I. THE IRREVOCABLE TRUST The Arizona Trust at issue was created in September 1991 and entitled “Irrevocable Declaration of Trust.” During the entire course of this litigation, including questioning of plaintiff at oral argument, plaintiffs position has been to concede that the Arizona Trust was irrevocable. Thus, this case presented the court with the question of the powers of the trustee of the Arizona Trust as set forth in the 1991 document creating the Arizona Trust.
Despite this procedural posture, the majority writes the following: “Assuming that the Arizona Trust was an irrevocable trust, it does not appear that Sims attempted to alter or modify that trust by her 1999 amendment to her Illinois Trust.” 367 Ill. App. 3d at 232. This phraseology betrays the majority’s unwillingness to concede what plaintiff has already conceded — the Arizona Trust was irrevocable. But, the majority states, assuming the Arizona Trust was irrevocable, the 1999 amendment to the Illinois Trust did not constitute a change in the Arizona Trust (presumably because an irrevocable trust, by definition, cannot be so modified), but, instead, merely constituted an effort by Sims to make “clear what the language of the Arizona Trust already seemed to require.” 367 Ill. App. 3d at 232. Thus, the majority creates in Illinois the doctrine of “Irrevocable Trust (Sort Of),” which means that even if a trust is irrevocable, it may be subject to “clarification” eight years after the fact to “explain” what its terms meant.
The majority is not clear regarding the scope of this new doctrine. That is, can such “clarification” occur only in subsequent trust documents, or would some other legal document (like a will) suffice? In addition, what would be the effect of a letter the settlor writes to the trustee eight years after the creation of the trust, indicating her “clarification” of the terms of the trust?
II. THE TRUSTEE’S DISCRETION
In my judgment, the key to this case is the extraordinary language Sims used in empowering the trustee of the Arizona Trust — language that literally could hardly be stronger in expressing her intent. The Arizona Trust provides that the trustee’s “discretion in making or not making disbursements of income or principal from this trust is final.” That would be a strong statement by itself, but just in case someone might have missed its significance, the trust goes on to provide that the trustee’s discretion is final “even if found arbitrary.” Again, an extraordinary statement.

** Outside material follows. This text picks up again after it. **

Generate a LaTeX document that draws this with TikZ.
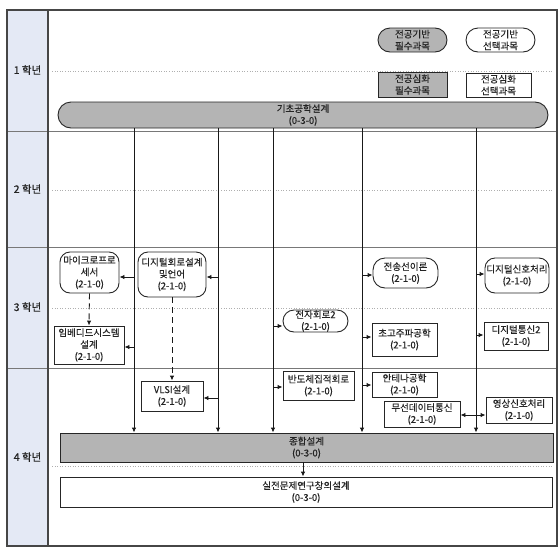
\documentclass[tikz,border=0pt]{standalone}
\usepackage{fontspec}
\setmainfont[FakeBold=0.3]{Noto Sans CJK KR}
\newfontfamily\yearfont[FakeBold=0.5]{Noto Sans CJK KR}
\usetikzlibrary{arrows.meta}
\definecolor{labelbg}{RGB}{228,233,245}
\definecolor{framec}{RGB}{70,70,70}
\definecolor{rowc}{RGB}{120,120,120}
\definecolor{dotc}{RGB}{175,175,175}
\definecolor{greyfill}{RGB}{180,180,180}
\definecolor{txt}{RGB}{35,35,35}
\tikzset{
  box/.style={draw=black!85, line width=0.9pt, inner sep=0pt, align=center, text=txt,
    font=\fontsize{9.5}{11.8}\selectfont},
  rbox/.style={box, rounded corners=10pt},
  sbox/.style={box, rounded corners=12pt},
  core/.style={fill=greyfill},
  arr/.style={draw=black!90, line width=0.9pt, -{Latex[length=5pt,width=4.5pt]}},
  darr/.style={arr, dash pattern=on 6pt off 4pt},
  yearlbl/.style={font=\yearfont\fontsize{10.5}{12}\selectfont, text=txt},
}
\begin{document}
\begin{tikzpicture}[x=1pt,y=-1pt]
\useasboundingbox (0,0) rectangle (559,552);
% label column
\fill[labelbg] (7,10) rectangle (48,546);
% dotted mid lines
\foreach \yy in {71,190,308,466}
  \draw[dotc, line width=0.6pt, dotted] (52,\yy) -- (553,\yy);
% row separators
\foreach \yy in {131,247,368}
  \draw[rowc, line width=1pt] (7,\yy) -- (557,\yy);
\draw[framec, line width=1.2pt] (48,10) -- (48,546);
\draw[framec, line width=1.2pt] (7,10) rectangle (557,546);
% year labels
\node[yearlbl] (y1) at (27.5,70) {1 학년};
\node[yearlbl] (y2) at (27.5,189) {2 학년};
\node[yearlbl] (y3) at (27.5,307) {3 학년};
\node[yearlbl] (y4) at (27.5,457) {4 학년};
% legend
\node[sbox, core, minimum width=69pt, minimum height=24pt] (leg1) at (412.5,40) {전공기반\\필수과목};
\node[sbox, minimum width=69pt, minimum height=24pt] (leg2) at (500.5,40) {전공기반\\선택과목};
\node[box, core, minimum width=69pt, minimum height=25pt] (leg3) at (412.5,84.5) {전공심화\\필수과목};
\node[box, minimum width=65pt, minimum height=24pt] (leg4) at (498.5,85) {전공심화\\선택과목};
% main nodes
\node[box, core, rounded corners=13pt, minimum width=490pt, minimum height=26pt] (gicho) at (303,115) {기초공학설계\\(0-3-0)};
\node[rbox, minimum width=59pt, minimum height=41pt] (micro) at (89.5,272.5) {마이크로프로\\세서\\(2-1-0)};
\node[rbox, minimum width=68pt, minimum height=45pt] (digital) at (172,274.5) {디지털회로설계\\및언어\\(2-1-0)};
\node[box, minimum width=70pt, minimum height=38pt] (embedded) at (89,345) {임베디드시스템\\설계\\(2-1-0)};
\node[box, minimum width=62pt, minimum height=30pt] (vlsi) at (172,396) {VLSI설계\\(2-1-0)};
\node[sbox, rounded corners=11pt, minimum width=65pt, minimum height=22pt] (jeonja) at (315.5,321) {전자회로2\\(2-1-0)};
\node[box, minimum width=71pt, minimum height=29pt] (bando) at (318.5,385.5) {반도체집적회로\\(2-1-0)};
\node[sbox, minimum width=65pt, minimum height=30pt] (jeonsong) at (405.5,273) {전송선이론\\(2-1-0)};
\node[box, minimum width=65pt, minimum height=33pt] (chogo) at (404.5,339.5) {초고주파공학\\(2-1-0)};
\node[rbox, minimum width=64pt, minimum height=35pt] (dsp) at (517,275.5) {디지털신호처리\\(2-1-0)};
\node[box, minimum width=64pt, minimum height=28pt] (dcomm) at (516,336) {디지털통신2\\(2-1-0)};
\node[box, minimum width=65pt, minimum height=25pt] (antenna) at (404.5,384.5) {안테나공학\\(2-1-0)};
\node[box, minimum width=76pt, minimum height=26pt] (wireless) at (422,414) {무선데이터통신\\(2-1-0)};
\node[box, minimum width=66pt, minimum height=26pt] (video) at (519,410) {영상신호처리\\(2-1-0)};
\node[box, core, minimum width=493pt, minimum height=29pt] (jonghap) at (306.5,447.5) {종합설계\\(0-3-0)};
\node[box, minimum width=492pt, minimum height=30pt] (siljeon) at (306,492) {실전문제연구창의설계\\(0-3-0)};
% column coordinates
\coordinate (c1) at (134,0);
\coordinate (c2) at (218,0);
\coordinate (c3) at (273,0);
\coordinate (c4) at (362,0);
\coordinate (c5) at (476,0);
\foreach \c in {c1,c2,c3,c4,c5}
  \draw[arr] (gicho.south -| \c) -- (jonghap.north -| \c);
% branches
\draw[arr] (c1 |- 0,277) -- (micro.east |- 0,277);
\draw[arr] (c2 |- 0,277) -- (digital.east |- 0,277);
\draw[arr] (c1 |- 0,347) -- (embedded.east |- 0,347);
\draw[arr] (c2 |- 0,398) -- (vlsi.east |- 0,398);
\draw[arr] (c3 |- 0,326) -- (jeonja.west |- 0,326);
\draw[arr] (c3 |- 0,387) -- (bando.west |- 0,387);
\draw[arr] (c4 |- 0,275) -- (jeonsong.west |- 0,275);
\draw[arr] (c4 |- 0,337) -- (chogo.west |- 0,337);
\draw[arr] (c4 |- 0,385) -- (antenna.west |- 0,385);
\draw[arr] (c5 |- 0,274) -- (dsp.west |- 0,274);
\draw[arr] (c5 |- 0,335) -- (dcomm.west |- 0,335);
\draw[arr] (c5 |- 0,415) -- (wireless.east |- 0,415);
\draw[arr] (c5 |- 0,415) -- (video.west |- 0,415);
% dashed
\draw[darr] (micro.south) -- (embedded.north);
\draw[darr] (digital.south) -- (vlsi.north);
\draw[arr] (jonghap.south -| 303,0) -- (siljeon.north -| 303,0);
\end{tikzpicture}
\end{document}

But just in case someone still missed its import, the trust instrument goes even further, stating that the trustee’s discretion is “final even if found unreasonable.” Then, just in case any lingering doubt could somehow exist as to the scope of the trustee’s discretion, this sentence concludes as follows: “trustee’s sole and independent judgment being the criterion upon which any disbursements are made or withheld.” An interesting exercise for the majority would be to ask: Assuming Sims in fact wished to grant the trustee essentially unlimited discretion, what additional language could she have employed to make her wishes clear?

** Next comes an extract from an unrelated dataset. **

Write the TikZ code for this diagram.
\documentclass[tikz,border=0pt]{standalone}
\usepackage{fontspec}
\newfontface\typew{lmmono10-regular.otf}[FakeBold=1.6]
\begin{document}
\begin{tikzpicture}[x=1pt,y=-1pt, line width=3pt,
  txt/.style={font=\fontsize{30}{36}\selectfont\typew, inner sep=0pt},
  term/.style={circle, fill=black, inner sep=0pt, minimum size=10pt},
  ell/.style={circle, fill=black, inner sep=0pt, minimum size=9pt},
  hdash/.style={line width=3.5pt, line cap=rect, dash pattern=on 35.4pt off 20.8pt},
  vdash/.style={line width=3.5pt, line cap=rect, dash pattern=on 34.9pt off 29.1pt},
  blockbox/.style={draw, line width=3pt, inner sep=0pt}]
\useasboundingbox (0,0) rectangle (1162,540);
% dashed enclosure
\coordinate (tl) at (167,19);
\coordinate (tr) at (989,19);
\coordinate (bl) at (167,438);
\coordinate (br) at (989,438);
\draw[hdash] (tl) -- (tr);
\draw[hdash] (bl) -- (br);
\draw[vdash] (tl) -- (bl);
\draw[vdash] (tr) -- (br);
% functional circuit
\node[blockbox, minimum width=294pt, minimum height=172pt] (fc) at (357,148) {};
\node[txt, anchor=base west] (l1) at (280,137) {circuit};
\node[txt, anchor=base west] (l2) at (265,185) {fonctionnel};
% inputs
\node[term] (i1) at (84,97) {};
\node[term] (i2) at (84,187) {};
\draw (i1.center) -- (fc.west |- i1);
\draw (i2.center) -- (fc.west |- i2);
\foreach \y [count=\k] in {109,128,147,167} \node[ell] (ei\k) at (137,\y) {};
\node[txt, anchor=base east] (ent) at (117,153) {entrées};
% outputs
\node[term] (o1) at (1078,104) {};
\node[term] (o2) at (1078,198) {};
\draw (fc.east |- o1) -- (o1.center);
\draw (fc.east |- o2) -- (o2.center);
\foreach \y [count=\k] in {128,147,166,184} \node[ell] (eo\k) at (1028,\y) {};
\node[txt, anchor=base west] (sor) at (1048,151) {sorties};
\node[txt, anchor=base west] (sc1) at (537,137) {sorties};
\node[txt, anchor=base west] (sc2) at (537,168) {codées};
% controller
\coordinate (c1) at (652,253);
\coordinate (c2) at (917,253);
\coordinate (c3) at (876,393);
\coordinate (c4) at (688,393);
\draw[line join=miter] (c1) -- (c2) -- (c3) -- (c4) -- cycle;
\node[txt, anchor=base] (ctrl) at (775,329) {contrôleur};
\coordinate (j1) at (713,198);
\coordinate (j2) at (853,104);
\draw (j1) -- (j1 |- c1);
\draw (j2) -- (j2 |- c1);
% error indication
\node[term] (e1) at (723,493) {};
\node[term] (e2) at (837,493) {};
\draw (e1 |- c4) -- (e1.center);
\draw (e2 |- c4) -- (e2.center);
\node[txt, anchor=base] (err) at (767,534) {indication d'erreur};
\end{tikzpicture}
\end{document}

III. THE AMBIGUITY AS TO THE PURPOSE OF THE TRUST
The majority is correct that the creation of multiple trusts in this case creates some ambiguity regarding both their purpose and their relationship to each other. However, no ambiguity exists regarding Sims’ wish as to who was empowered to resolve all such questions regarding any disbursements from the Arizona Trust: the trustee of the Arizona Trust possessed essentially unlimited discretion — that is, the trustee was to make disbursements from that trust in his sole discretion, even if someone else might find his exercise of that discretion arbitrary or unreasonable.
Last, I note that this case does not involve any reimbursement of, or claim made by, any governmental agency. Here, plenty of money was available in both trusts at all times to address all of Sims’ then-current and future needs. In fact, even after the trustee of the Arizona Trust refused to pay anything regarding Sims’ expenses before she died, the Illinois Trust (which paid all of those expenses) still contained over $60,000.